The merger would mean that family law matters will have to proceed through the Federal Circuit Court and while it is intended to streamline the process, it could instead lead families into gridlocks and greater delays. The court already struggles with the lack of resourcing to manage family law matters alongside its migration, admiralty, administrative, consumer, human rights, privacy matters and more. 

Mr Howard said the ABA would support steps being taken to address the “practical” challenges faced in the family law jurisdiction, including proper resourcing, an implementation of harmonised rules and forms between the Family Court and the Federal Circuit Court and simplification of part VII of the Family Law Act

“The ABA sees the principal problem with the family law system as being one of chronic under resourcing and the ‘proposed merger’ does not address the problems that necessarily flow from such under resourcing,” Mr Howard said. 

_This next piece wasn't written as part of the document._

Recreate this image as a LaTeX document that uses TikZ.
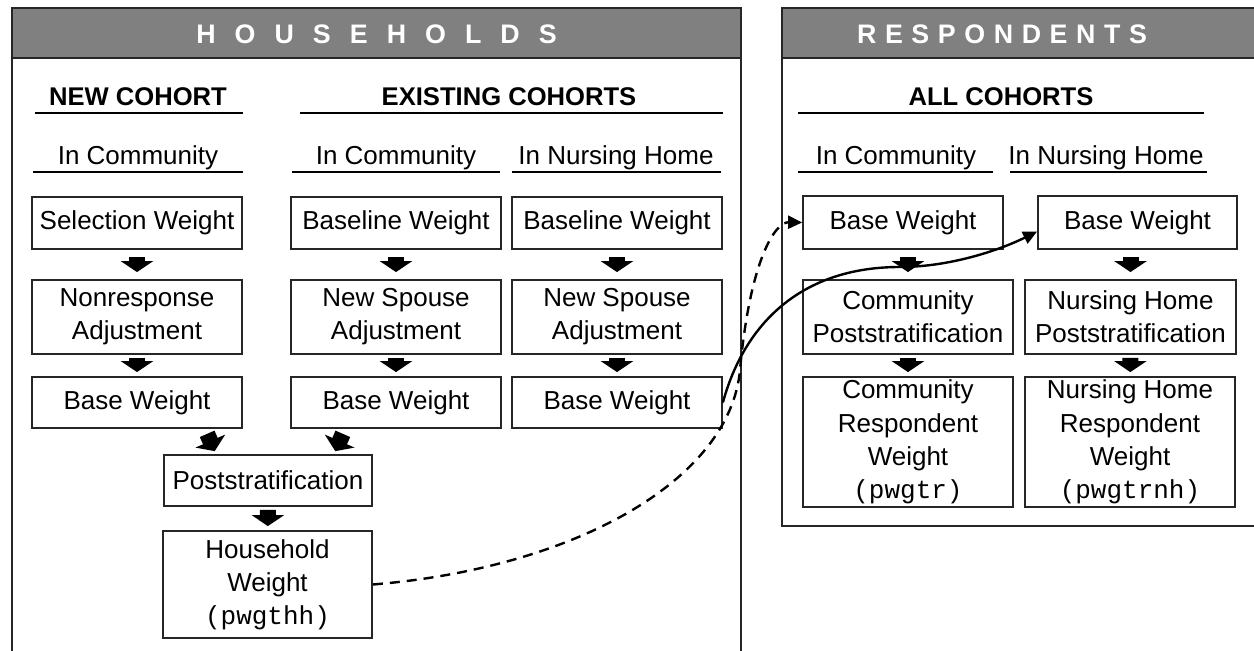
\documentclass[tikz,border=0pt]{standalone}
\usepackage{fontspec}
\setmainfont{Liberation Sans}
\setmonofont{Liberation Mono}
\usetikzlibrary{positioning,arrows.meta}
\newcommand{\ls}{\hspace{0.71em}}
\newcommand{\lsr}{\hspace{0.32em}}

\begin{document}
\begin{tikzpicture}[x=0.5pt,y=-0.5pt,
  every node/.style={font=\fontsize{13}{16.6}\selectfont},
  panel/.style={draw=black!85,line width=1pt,fill=white},
  bar/.style={draw=black!85,line width=1pt,fill=black!50},
  bartext/.style={anchor=base,text=white,font=\fontsize{13.4}{16}\selectfont\bfseries},
  head/.style={anchor=base,font=\fontsize{12.8}{16}\selectfont\bfseries},
  sub/.style={anchor=base},
  uline/.style={line width=1pt},
  wbox/.style={draw=black!85,line width=0.9pt,align=center,inner sep=0pt},
  sz/.style 2 args={minimum width=#1*0.5pt,minimum height=#2*0.5pt},
  blk/.style={line width=8pt,-{Triangle[length=5.5pt,width=16pt]}},
  gapa/.style={blk,shorten <=3.5pt,shorten >=3.5pt},
  gapb/.style={blk,shorten <=1.5pt,shorten >=2pt},
  flow/.style={line width=1.2pt,-{Triangle[length=7pt,width=6.5pt]}}]
\clip (0,0) rectangle (1254,651);
\fill[white] (0,0) rectangle (1254,651);

\draw[panel] (12,8) rectangle (741,680);
\draw[bar] (12,8) rectangle (741,58);
\node[bartext] (hhtitle) at (376.5,44) {H\ls O\ls U\ls S\ls E\ls H\ls O\ls L\ls D\ls S};
\draw[panel] (782,8) rectangle (1280,526);
\draw[bar] (782,8) rectangle (1280,58);
\node[bartext] (rtitle) at (1002,44) {R\lsr E\lsr S\lsr P\lsr O\lsr N\lsr D\lsr E\lsr N\lsr T\lsr S};

\node[head] (newc) at (138,106) {NEW COHORT};
\draw[uline] (35,113) -- (243,113);
\node[head] (exc) at (509,106) {EXISTING COHORTS};
\draw[uline] (300,113) -- (723,113);
\node[head] (allc) at (1001,106) {ALL COHORTS};
\draw[uline] (798,113) -- (1204,113);

\node[sub] (newcom) at (138,165) {In Community};
\draw[uline] (33,172) -- (243,172);
\node[sub] (excom) at (396,165) {In Community};
\draw[uline] (292,172) -- (500,172);
\node[sub] (exnh) at (616,165) {In Nursing Home};
\draw[uline] (512,172) -- (721,172);
\node[sub] (allcom) at (896,165) {In Community};
\draw[uline] (798,172) -- (993,172);
\node[sub] (allnh) at (1106,165) {In Nursing Home};
\draw[uline] (1010,172) -- (1207,172);

\node[wbox,sz={210}{52}] (selw) at (137,223) {Selection Weight};
\node[wbox,sz={210}{74}] (nonresp) at (137,317) {Nonresponse\\Adjustment};
\node[wbox,sz={210}{51}] (basea) at (137,402.5) {Base Weight};
\node[wbox,sz={210}{52}] (basec) at (396,223) {Baseline Weight};
\node[wbox,sz={210}{74}] (spousec) at (396,317) {New Spouse\\Adjustment};
\node[wbox,sz={210}{51}] (bwc) at (396,402.5) {Base Weight};
\node[wbox,sz={210}{52}] (basen) at (617,223) {Baseline Weight};
\node[wbox,sz={210}{74}] (spousen) at (617,317) {New Spouse\\Adjustment};
\node[wbox,sz={210}{51}] (bwn) at (617,402.5) {Base Weight};
\node[wbox,sz={208}{51}] (post) at (268,480.5) {Poststratification};
\node[wbox,sz={209}{107}] (hhw) at (267.5,584.5) {Household\\Weight\\\texttt{(pwgthh)}};

\node[wbox,sz={200}{53}] (rbasec) at (903,222.5) {Base Weight};
\node[wbox,sz={210}{74}] (rpostc) at (908,317) {Community\\Poststratification};
\node[wbox,sz={210}{130}] (rrespc) at (908,442) {Community\\Respondent\\Weight\\\texttt{(pwgtr)}};
\node[wbox,sz={199}{53}] (rbasen) at (1137.5,222.5) {Base Weight};
\node[wbox,sz={211}{74}] (rpostn) at (1130.5,317) {Nursing Home\\Poststratification};
\node[wbox,sz={210}{130}] (rrespn) at (1130,442) {Nursing Home\\Respondent\\Weight\\\texttt{(pwgtrnh)}};

\draw[gapa] (selw) -- (nonresp);
\draw[gapb] (nonresp) -- (basea);
\draw[gapa] (basec) -- (spousec);
\draw[gapb] (spousec) -- (bwc);
\draw[gapa] (basen) -- (spousen);
\draw[gapb] (spousen) -- (bwn);
\draw[blk,shorten <=2.7pt,shorten >=1.6pt] ([xshift=34pt]basea.south) -- ([xshift=-26pt]post.north);
\draw[blk,shorten <=2.7pt,shorten >=1.6pt] ([xshift=-25.5pt]bwc.south) -- ([xshift=33pt]post.north);
\draw[gapb] (post) -- (hhw);
\draw[gapa] (rbasec.south -| rpostc.north) -- (rpostc.north);
\draw[gapb] (rpostc) -- (rrespc);
\draw[gapa] (rbasen.south -| rpostn.north) -- (rpostn.north);
\draw[gapb] (rpostn) -- (rrespn);

\draw[flow] (bwn.east) .. controls (744,325) and (800,267) .. (900,267)
  .. controls (950,267) and (1000,250) .. ([yshift=-4.5pt]rbasen.west);
\draw[flow,dash pattern=on 5pt off 3.5pt] (hhw.east) .. controls (575,568) and (730,480) .. (740,370)
  .. controls (750,260) and (775,222) .. (rbasec.west);
\end{tikzpicture}
\end{document}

Since the legislation was introduced in 2019, legal bodies across Australia have time and again called on the government to abandon the plan. The NSW Bar said in December last year that it would only increase the workload for judges.

“The legal profession is the only stakeholder that stands to gain from the merger, with the further delays, costs and confusion it will create,” president Michael McHugh SC said. “We remain opposed as it is not in the best interests of families.”